INFORMATION SUPPLIED
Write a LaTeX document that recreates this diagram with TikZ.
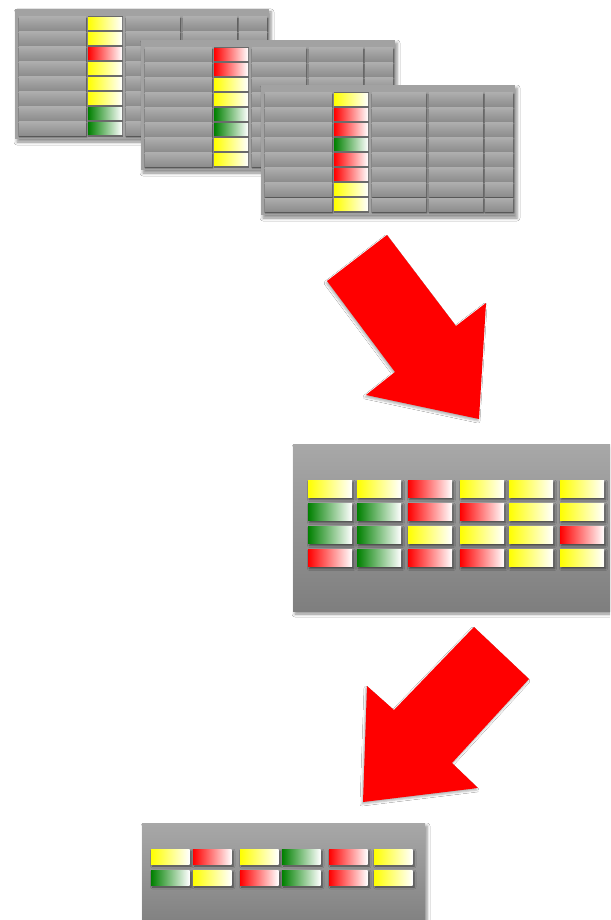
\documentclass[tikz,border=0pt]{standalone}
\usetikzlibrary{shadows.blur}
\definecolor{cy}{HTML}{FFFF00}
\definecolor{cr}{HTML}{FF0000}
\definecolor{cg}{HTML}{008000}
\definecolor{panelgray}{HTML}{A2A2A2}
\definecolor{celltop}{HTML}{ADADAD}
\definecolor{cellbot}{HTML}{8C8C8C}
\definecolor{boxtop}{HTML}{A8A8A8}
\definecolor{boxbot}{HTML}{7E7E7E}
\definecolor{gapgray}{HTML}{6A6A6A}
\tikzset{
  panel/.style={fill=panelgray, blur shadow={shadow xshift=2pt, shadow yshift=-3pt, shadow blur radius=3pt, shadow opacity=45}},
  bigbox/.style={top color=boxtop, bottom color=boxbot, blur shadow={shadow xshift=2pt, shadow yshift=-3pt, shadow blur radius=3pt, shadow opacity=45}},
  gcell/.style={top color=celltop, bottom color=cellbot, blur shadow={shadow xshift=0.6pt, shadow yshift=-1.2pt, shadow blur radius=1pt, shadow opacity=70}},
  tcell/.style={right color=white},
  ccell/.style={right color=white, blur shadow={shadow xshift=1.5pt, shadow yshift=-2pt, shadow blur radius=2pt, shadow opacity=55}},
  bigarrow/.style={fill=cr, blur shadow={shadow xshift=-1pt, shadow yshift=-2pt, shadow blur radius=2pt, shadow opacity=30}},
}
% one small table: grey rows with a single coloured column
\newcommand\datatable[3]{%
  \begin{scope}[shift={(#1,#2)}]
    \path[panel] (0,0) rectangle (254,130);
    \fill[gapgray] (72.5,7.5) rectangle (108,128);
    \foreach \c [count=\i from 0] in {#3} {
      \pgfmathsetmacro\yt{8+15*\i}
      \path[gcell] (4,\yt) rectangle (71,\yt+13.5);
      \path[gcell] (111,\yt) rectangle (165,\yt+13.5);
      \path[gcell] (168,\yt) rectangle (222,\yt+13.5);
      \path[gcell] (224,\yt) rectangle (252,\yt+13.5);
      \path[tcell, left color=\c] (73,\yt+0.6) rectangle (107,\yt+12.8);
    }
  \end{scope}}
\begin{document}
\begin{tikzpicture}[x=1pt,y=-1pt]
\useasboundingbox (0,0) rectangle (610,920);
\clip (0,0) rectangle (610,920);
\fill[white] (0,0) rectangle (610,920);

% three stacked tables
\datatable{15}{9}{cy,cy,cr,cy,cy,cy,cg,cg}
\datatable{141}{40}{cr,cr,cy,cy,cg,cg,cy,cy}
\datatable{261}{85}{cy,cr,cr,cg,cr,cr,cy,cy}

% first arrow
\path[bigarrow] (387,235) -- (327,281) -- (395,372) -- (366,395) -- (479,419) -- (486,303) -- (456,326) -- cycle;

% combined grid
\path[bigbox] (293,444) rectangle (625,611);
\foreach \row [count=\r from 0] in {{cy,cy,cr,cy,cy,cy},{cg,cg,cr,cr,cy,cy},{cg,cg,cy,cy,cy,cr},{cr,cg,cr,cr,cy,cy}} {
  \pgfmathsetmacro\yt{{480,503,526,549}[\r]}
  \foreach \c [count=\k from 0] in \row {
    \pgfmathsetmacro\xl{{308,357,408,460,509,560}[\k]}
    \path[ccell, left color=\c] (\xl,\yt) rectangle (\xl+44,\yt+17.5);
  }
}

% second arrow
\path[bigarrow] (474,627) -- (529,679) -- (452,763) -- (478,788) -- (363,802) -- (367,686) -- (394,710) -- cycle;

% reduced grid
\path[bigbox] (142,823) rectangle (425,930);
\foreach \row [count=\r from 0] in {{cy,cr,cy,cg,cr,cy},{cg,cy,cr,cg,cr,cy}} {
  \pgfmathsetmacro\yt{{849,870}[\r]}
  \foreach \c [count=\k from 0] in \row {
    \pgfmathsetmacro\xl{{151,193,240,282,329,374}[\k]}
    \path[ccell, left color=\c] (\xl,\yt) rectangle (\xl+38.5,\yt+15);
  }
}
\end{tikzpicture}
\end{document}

AIM
Transcribe the whole listing exactly. Pictures stay out of your copy.

OUTPUT BELOW
Write a LaTeX document that recreates this diagram with TikZ.
\documentclass[tikz,border=0pt]{standalone}
\usetikzlibrary{shadows.blur}
\definecolor{cy}{HTML}{FFFF00}
\definecolor{cr}{HTML}{FF0000}
\definecolor{cg}{HTML}{008000}
\definecolor{panelgray}{HTML}{A2A2A2}
\definecolor{celltop}{HTML}{ADADAD}
\definecolor{cellbot}{HTML}{8C8C8C}
\definecolor{boxtop}{HTML}{A8A8A8}
\definecolor{boxbot}{HTML}{7E7E7E}
\definecolor{gapgray}{HTML}{6A6A6A}
\tikzset{
  panel/.style={fill=panelgray, blur shadow={shadow xshift=2pt, shadow yshift=-3pt, shadow blur radius=3pt, shadow opacity=45}},
  bigbox/.style={top color=boxtop, bottom color=boxbot, blur shadow={shadow xshift=2pt, shadow yshift=-3pt, shadow blur radius=3pt, shadow opacity=45}},
  gcell/.style={top color=celltop, bottom color=cellbot, blur shadow={shadow xshift=0.6pt, shadow yshift=-1.2pt, shadow blur radius=1pt, shadow opacity=70}},
  tcell/.style={right color=white},
  ccell/.style={right color=white, blur shadow={shadow xshift=1.5pt, shadow yshift=-2pt, shadow blur radius=2pt, shadow opacity=55}},
  bigarrow/.style={fill=cr, blur shadow={shadow xshift=-1pt, shadow yshift=-2pt, shadow blur radius=2pt, shadow opacity=30}},
}
% one small table: grey rows with a single coloured column
\newcommand\datatable[3]{%
  \begin{scope}[shift={(#1,#2)}]
    \path[panel] (0,0) rectangle (254,130);
    \fill[gapgray] (72.5,7.5) rectangle (108,128);
    \foreach \c [count=\i from 0] in {#3} {
      \pgfmathsetmacro\yt{8+15*\i}
      \path[gcell] (4,\yt) rectangle (71,\yt+13.5);
      \path[gcell] (111,\yt) rectangle (165,\yt+13.5);
      \path[gcell] (168,\yt) rectangle (222,\yt+13.5);
      \path[gcell] (224,\yt) rectangle (252,\yt+13.5);
      \path[tcell, left color=\c] (73,\yt+0.6) rectangle (107,\yt+12.8);
    }
  \end{scope}}
\begin{document}
\begin{tikzpicture}[x=1pt,y=-1pt]
\useasboundingbox (0,0) rectangle (610,920);
\clip (0,0) rectangle (610,920);
\fill[white] (0,0) rectangle (610,920);

% three stacked tables
\datatable{15}{9}{cy,cy,cr,cy,cy,cy,cg,cg}
\datatable{141}{40}{cr,cr,cy,cy,cg,cg,cy,cy}
\datatable{261}{85}{cy,cr,cr,cg,cr,cr,cy,cy}

% first arrow
\path[bigarrow] (387,235) -- (327,281) -- (395,372) -- (366,395) -- (479,419) -- (486,303) -- (456,326) -- cycle;

% combined grid
\path[bigbox] (293,444) rectangle (625,611);
\foreach \row [count=\r from 0] in {{cy,cy,cr,cy,cy,cy},{cg,cg,cr,cr,cy,cy},{cg,cg,cy,cy,cy,cr},{cr,cg,cr,cr,cy,cy}} {
  \pgfmathsetmacro\yt{{480,503,526,549}[\r]}
  \foreach \c [count=\k from 0] in \row {
    \pgfmathsetmacro\xl{{308,357,408,460,509,560}[\k]}
    \path[ccell, left color=\c] (\xl,\yt) rectangle (\xl+44,\yt+17.5);
  }
}

% second arrow
\path[bigarrow] (474,627) -- (529,679) -- (452,763) -- (478,788) -- (363,802) -- (367,686) -- (394,710) -- cycle;

% reduced grid
\path[bigbox] (142,823) rectangle (425,930);
\foreach \row [count=\r from 0] in {{cy,cr,cy,cg,cr,cy},{cg,cy,cr,cg,cr,cy}} {
  \pgfmathsetmacro\yt{{849,870}[\r]}
  \foreach \c [count=\k from 0] in \row {
    \pgfmathsetmacro\xl{{151,193,240,282,329,374}[\k]}
    \path[ccell, left color=\c] (\xl,\yt) rectangle (\xl+38.5,\yt+15);
  }
}
\end{tikzpicture}
\end{document}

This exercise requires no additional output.